We are continuing our discussion of the Feb. 24 collision between a commuter train and a heavy-duty pick-up truck at a road-grade crossing near Oxnard. Of the 28 people injured, four were reported in critical condition. Earlier this week, authorities announced that one of those victims, the engineer of the Metrolink train, had died from his injuries.
The hope in every accident, of course, is that there are no injuries and no fatalities. In a wreck like this, though, when a train crashes into a truck stopped on the tracks, Metrolink officials were grateful that more people weren’t hurt. A similar accident in 2008 claimed 25 lives.
As we said in our last post, much of the credit goes to collision energy management technology. Three of the cars were part of Metrolink’s investment in cars designed to handle the force of an impact the same way newer cars do. The design is meant to keep the occupants safe by distributing the energy to other unoccupied areas of the train or motor car.
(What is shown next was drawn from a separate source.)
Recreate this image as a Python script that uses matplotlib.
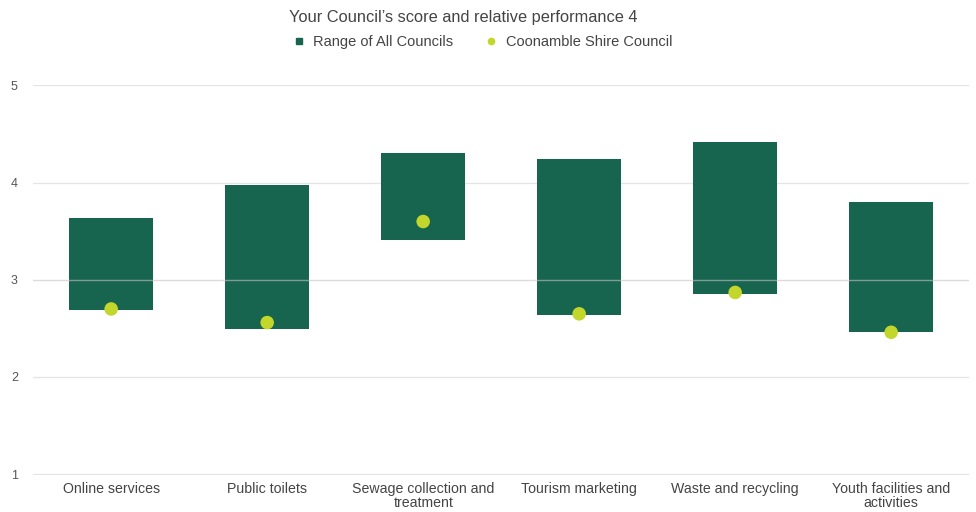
import matplotlib as mpl

mpl.use("Agg")
import matplotlib.pyplot as plt  # noqa: E402
from matplotlib.lines import Line2D  # noqa: E402

categories = [
    "Online services",
    "Public toilets",
    "Sewage collection and\ntreatment",
    "Tourism marketing",
    "Waste and recycling",
    "Youth facilities and\nactivities",
]
range_low = [2.69, 2.49, 3.41, 2.64, 2.85, 2.46]
range_high = [3.64, 3.98, 4.31, 4.24, 4.42, 3.80]
council_score = [2.70, 2.56, 3.60, 2.65, 2.87, 2.46]

GREEN = "#17644f"
LIME = "#c3d62b"
TEXT = "#555555"

plt.rcParams.update({"font.family": "Liberation Sans", "font.size": 9})

fig = plt.figure(figsize=(9.76, 5.12), dpi=100)
ax = fig.add_axes([0.034, 0.072, 0.959, 0.762])

x = range(len(categories))
heights = [h - l for l, h in zip(range_low, range_high)]
ax.bar(x, heights, bottom=range_low, width=0.54, color=GREEN, zorder=2)
ax.scatter(x, council_score, s=95, color=LIME, zorder=3, edgecolors="none")

for v in [1, 2, 4, 5]:
    ax.axhline(v, color="#e4e4e4", lw=0.9, zorder=0)
ax.axhline(3, color="#c4c4c4", lw=1.0, alpha=0.6, zorder=2.5)

ax.set_xlim(-0.5, 5.5)
ax.set_ylim(0.99, 5.005)
ax.set_yticks([1, 2, 3, 4, 5])
ax.set_xticks(list(x))
ax.set_xticklabels(categories, color="#444444", fontsize=10.2, linespacing=1.0)
ax.tick_params(axis="y", colors=TEXT, labelsize=9, length=0, pad=16)
ax.tick_params(axis="x", length=0, pad=5)
for lbl in ax.get_yticklabels():
    lbl.set_horizontalalignment("left")
for s in ax.spines.values():
    s.set_visible(False)

fig.text(0.475, 0.965, "Your Council\u2019s score and relative performance 4",
         ha="center", va="center", fontsize=11.8, color="#444444")

handles = [
    Line2D([], [], marker="s", ls="none", color=GREEN, markersize=4.5,
           label="Range of All Councils"),
    Line2D([], [], marker="o", ls="none", color=LIME, markersize=4.5,
           label="Coonamble Shire Council"),
]
fig.legend(handles=handles, loc="center", bbox_to_anchor=(0.49, 0.918),
           ncol=2, frameon=False, fontsize=10.5, handletextpad=0.0,
           columnspacing=1.6, labelcolor="#444444")

fig.savefig("out.png", dpi=100)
In a collision with a motor vehicle, the train will win, right? Well, not entirely. A train may be larger and heavier than the car or truck it smashes into, and its speed — and force resulting from the speed — also gives it an advantage. A train, however, cannot maneuver to avoid something on the track, it cannot choose to hit the guardrail rather than the car in front of it. The best a train can do is slow down and stop, and stopping is a lengthy process.
A train wreck is essentially a multi-car pileup, but along a straight line and with the cars traveling very close to one another. Sophisticated brake systems can only do so much to reduce the risk to passengers. CEM technology addresses the physics of the chain reaction crash.